Italo Calvino, Hermit in Paris: Autobiographical Writings, trans. Martin McLaughlin (New York, 2003):
“Consequently, my impressions of the South would be very dark if I had not discovered
I stopped at Savannah, Georgia, to sleep and have a look at it, attracted only by its beautiful name and by some historical, literary or musical memory, but no one said I should go there, no one in any State of the United States. AND IT IS THE MOST BEAUTIFUL CITY IN THE UNITED STATES. Absolutely, there is nothing to compare with it. I don’t know yet what Charleston, South Carolina, is like, where I will be going tomorrow and which is more famous. This is a town where nobody ever comes (despite having a top-class tourist infrastructure and knowing how to present its attractions — relating to both history and town planning — with a sophistication unknown elsewhere; but this is perhaps the secret of its charm, that internal American tourism, which is always so phoney, has not touched it). It is a town which has remained practically unchanged, just as it was in the prosperous days of the South at the start of the nineteenth century, in the heyday of cotton; and it is one of the only American cities to have been built with unique urban planning, of extreme rational regularity and variety and harmony: at every second intersection there is a small tree-lined square, all identical, but always different, because the pleasantness of the buildings which range from the colonial period to that of the Civil War. I stayed there spending the whole day going round from street to street, enjoying the forgotten pleasure of feeling a city, a city in which the expression of a civilization, and it is only in this way by seeing Savannah that you can understand what type of civilization the South was. …”

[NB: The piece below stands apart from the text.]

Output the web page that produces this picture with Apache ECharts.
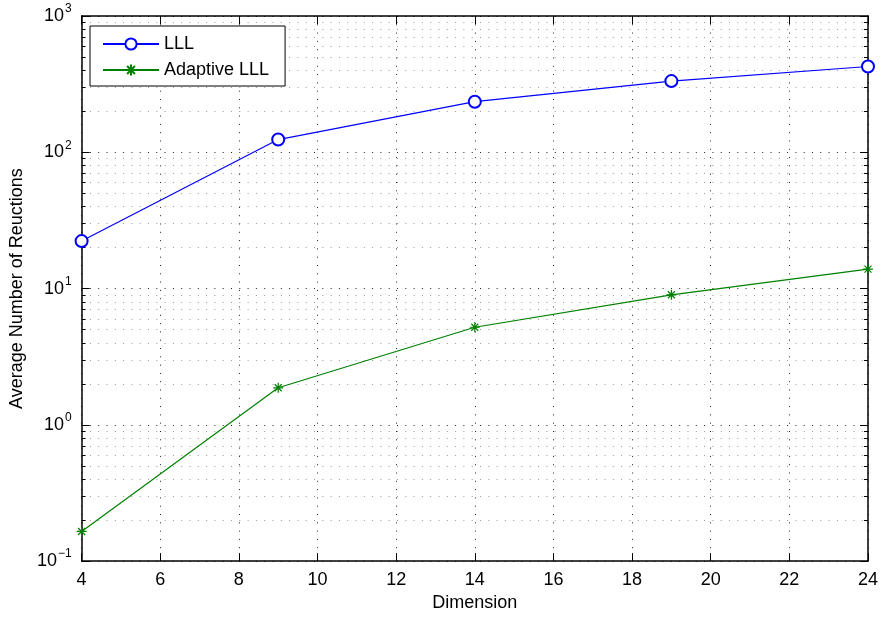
<!DOCTYPE html>
<html>
<head>
<meta charset="utf-8">
<title>Average Number of Reductions vs Dimension</title>
<script src="https://cdn.jsdelivr.net/npm/echarts@6/dist/echarts.min.js"></script>
<style>
  html, body { margin: 0; padding: 0; background: #fff; }
  #chart { width: 881px; height: 617px; }
</style>
</head>
<body>
<div id="chart"></div>
<script>
// Lattice dimension on the x axis
const dimensions = [4, 9, 14, 19, 24];
// Average number of reductions (log scale)
const lllValues = [22.3, 124, 235, 333, 426];
const adaptiveValues = [0.165, 1.87, 5.2, 9.0, 13.9];

const xTicks = [4, 6, 8, 10, 12, 14, 16, 18, 20, 22, 24];
const yDecades = [0.1, 1, 10, 100, 1000];
// 2..9 within each decade, for the minor grid
const yMinor = [
  0.2, 0.3, 0.4, 0.5, 0.6, 0.7, 0.8, 0.9,
  2, 3, 4, 5, 6, 7, 8, 9,
  20, 30, 40, 50, 60, 70, 80, 90,
  200, 300, 400, 500, 600, 700, 800, 900
];

const FONT = '"Liberation Sans", Arial, Helvetica, sans-serif';
const dotted = [1, 7.3];

// asterisk marker: plus and cross, stroked
const asterisk = 'path://M5,0 L5,10 M0,5 L10,5 M1.5,1.5 L8.5,8.5 M8.5,1.5 L1.5,8.5';

const chart = echarts.init(document.getElementById('chart'), null, { renderer: 'canvas' });

const xRange = { min: xTicks[0], max: xTicks[xTicks.length - 1], interval: 2 };
const logMin = Math.log10(yDecades[0]);
const logMax = Math.log10(yDecades[yDecades.length - 1]);
const minorLog = yMinor.map(v => Math.log10(v));

function decadeLabel(v) {
  const e = Math.round(Math.log10(v));
  return '{b|10}{e|' + (e < 0 ? '\u2212' + (-e) : e) + '}';
}

const option = {
  backgroundColor: '#ffffff',
  animation: false,
  textStyle: { fontFamily: FONT },
  grid: { left: 78, right: 13, top: 16, bottom: 54, containLabel: false },
  legend: {
    orient: 'vertical',
    left: 90,
    top: 26,
    padding: [9, 16, 7, 12],
    itemWidth: 56,
    itemHeight: 14,
    itemGap: 8,
    borderColor: '#000',
    borderWidth: 1,
    backgroundColor: '#fff',
    textStyle: { fontSize: 18, color: '#000', fontFamily: FONT },
    data: ['LLL', 'Adaptive LLL']
  },
  xAxis: [
    {
      type: 'value',
      ...xRange,
      position: 'bottom',
      name: 'Dimension',
      nameLocation: 'middle',
      nameGap: 30,
      nameTextStyle: { fontSize: 18, color: '#000', fontFamily: FONT },
      axisLine: { show: true, onZero: false, lineStyle: { color: '#000', width: 1.5 } },
      axisTick: { show: true, inside: true, length: 8, lineStyle: { color: '#000', width: 1 } },
      axisLabel: { fontSize: 18, color: '#000', margin: 10, fontFamily: FONT },
      splitLine: { show: true, lineStyle: { color: '#222', width: 1, type: dotted } }
    },
    {
      type: 'value',
      ...xRange,
      position: 'top',
      axisLine: { show: true, onZero: false, lineStyle: { color: '#000', width: 1.5 } },
      axisTick: { show: true, inside: true, length: 8, lineStyle: { color: '#000', width: 1 } },
      axisLabel: { show: false },
      splitLine: { show: false }
    }
  ],
  yAxis: [
    {
      type: 'log',
      logBase: 10,
      min: yDecades[0],
      max: yDecades[yDecades.length - 1],
      position: 'left',
      name: 'Average Number of Reuctions',
      nameLocation: 'middle',
      nameGap: 50,
      nameTextStyle: { fontSize: 18, color: '#000', fontFamily: FONT },
      axisLine: { show: true, onZero: false, lineStyle: { color: '#000', width: 1.5 } },
      axisTick: { show: true, inside: true, length: 8, lineStyle: { color: '#000', width: 1 } },
      axisLabel: {
        color: '#000',
        margin: 10,
        formatter: decadeLabel,
        rich: {
          b: { fontSize: 18, fontFamily: FONT, color: '#000' },
          e: { fontSize: 12, fontFamily: FONT, color: '#000', padding: [0, 0, 14, 1] }
        }
      },
      splitLine: { show: true, lineStyle: { color: '#222', width: 1, type: dotted } }
    },
    {
      type: 'log',
      logBase: 10,
      min: yDecades[0],
      max: yDecades[yDecades.length - 1],
      position: 'right',
      axisLine: { show: true, onZero: false, lineStyle: { color: '#000', width: 1.5 } },
      axisTick: { show: true, inside: true, length: 8, lineStyle: { color: '#000', width: 1 } },
      axisLabel: { show: false },
      splitLine: { show: false }
    },
    {
      // minor ticks + minor grid, placed in log10 space
      type: 'value',
      min: logMin,
      max: logMax,
      position: 'left',
      axisLine: { show: false },
      axisTick: { show: true, inside: true, length: 4, customValues: minorLog, lineStyle: { color: '#000', width: 1 } },
      axisLabel: { show: false, customValues: minorLog },
      splitLine: { show: true, lineStyle: { color: '#999', width: 1, type: dotted } }
    },
    {
      type: 'value',
      min: logMin,
      max: logMax,
      position: 'right',
      axisLine: { show: false },
      axisTick: { show: true, inside: true, length: 4, customValues: minorLog, lineStyle: { color: '#000', width: 1 } },
      axisLabel: { show: false, customValues: minorLog },
      splitLine: { show: false }
    }
  ],
  series: [
    {
      name: 'LLL',
      type: 'line',
      xAxisIndex: 0,
      yAxisIndex: 0,
      data: dimensions.map((d, i) => [d, lllValues[i]]),
      symbol: 'emptyCircle',
      symbolSize: 12,
      showAllSymbol: true,
      lineStyle: { color: '#0000ff', width: 1.2 },
      itemStyle: { color: '#0000ff', borderColor: '#0000ff', borderWidth: 1.2 },
      emphasis: { disabled: true },
      z: 5
    },
    {
      name: 'Adaptive LLL',
      type: 'line',
      xAxisIndex: 0,
      yAxisIndex: 0,
      data: dimensions.map((d, i) => [d, adaptiveValues[i]]),
      symbol: asterisk,
      symbolSize: 10,
      showAllSymbol: true,
      lineStyle: { color: '#008000', width: 1.2 },
      itemStyle: { color: '#008000', borderColor: '#008000', borderWidth: 1.2 },
      emphasis: { disabled: true },
      z: 5
    }
  ]
};

chart.setOption(option);
</script>
</body>
</html>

Bernard-Henri Lévy, “In the Footsteps of Teoqueville (Part IV): From the storm systems of Florida to those of Washington, D.C.,” trans. Charlotte Mandell. The Atlantic Monthly (October 2005), p.97:
I have seen so many unloved cities in America since this journey started. In my mind’s eye there are so many cities half destroyed, or simply disfigured, by vandalism and the indifference of their inhabitants. Buffalo … Detroit … Cleveland … Lackawanna … The cities die off, the great shattered cities of the American North and also the northern-style cities in the South. Savannah is the anti-model, then. Savannah—a rare but all the more precious case of metrophilia, or city-love, in America. The love in Savannah of this portion of intelligence and beauty that dies when cities die. The way time passes slowly in Savannah. The extraordinarily special, almost enclosed, space of Savannah. This feeling you have of walking around in a greenhouse, almost a bubble, a minuscule and fragile island protected from barbarian invasions. And also the enchantment of Savannah. And this other feeling that overwhelms you soon enough: that this unostentatious town is subtly poisonous, decadent. And then Savannah by night, even more enigmatic than it seems, less pure, bathed in a twofold light and exhaling the two habitually opposite flavors of flaunted austerity and secret liberty, of the most extreme puritanism and most concealed licentiousness: moral bewilderment, noxious spells, gardens of good and evil.
“The Squares of Savannah,” 2009 Great Places in America: Public Spaces, American Planning Association website [one of ten so designated]. <http://www.planning.org/greatplaces/spaces/2009/index.htm>
The original four squares of Savannah date to 1733 and were a distinctive part of James Oglethorpe’s plan for the city. Eventually squares were located in the center of each of the city’s 24 neighborhoods or “wards.” The foresight of Oglethorpe’s design continues to provide an extraordinary example of how public space provides a timeless and lasting amenity to a community. Very much used and beloved, the squares are essentially public “living rooms” where residents and visitors alike go for morning and evening strolls, afternoon games and activities, and special events and celebrations.
The Savannah urban plan appears within an exhibition called “Cerdà and the Barcelona of the Future: Reality versus Plan” at the Centre de Cultura Contemporània de Barcelona (CCCB).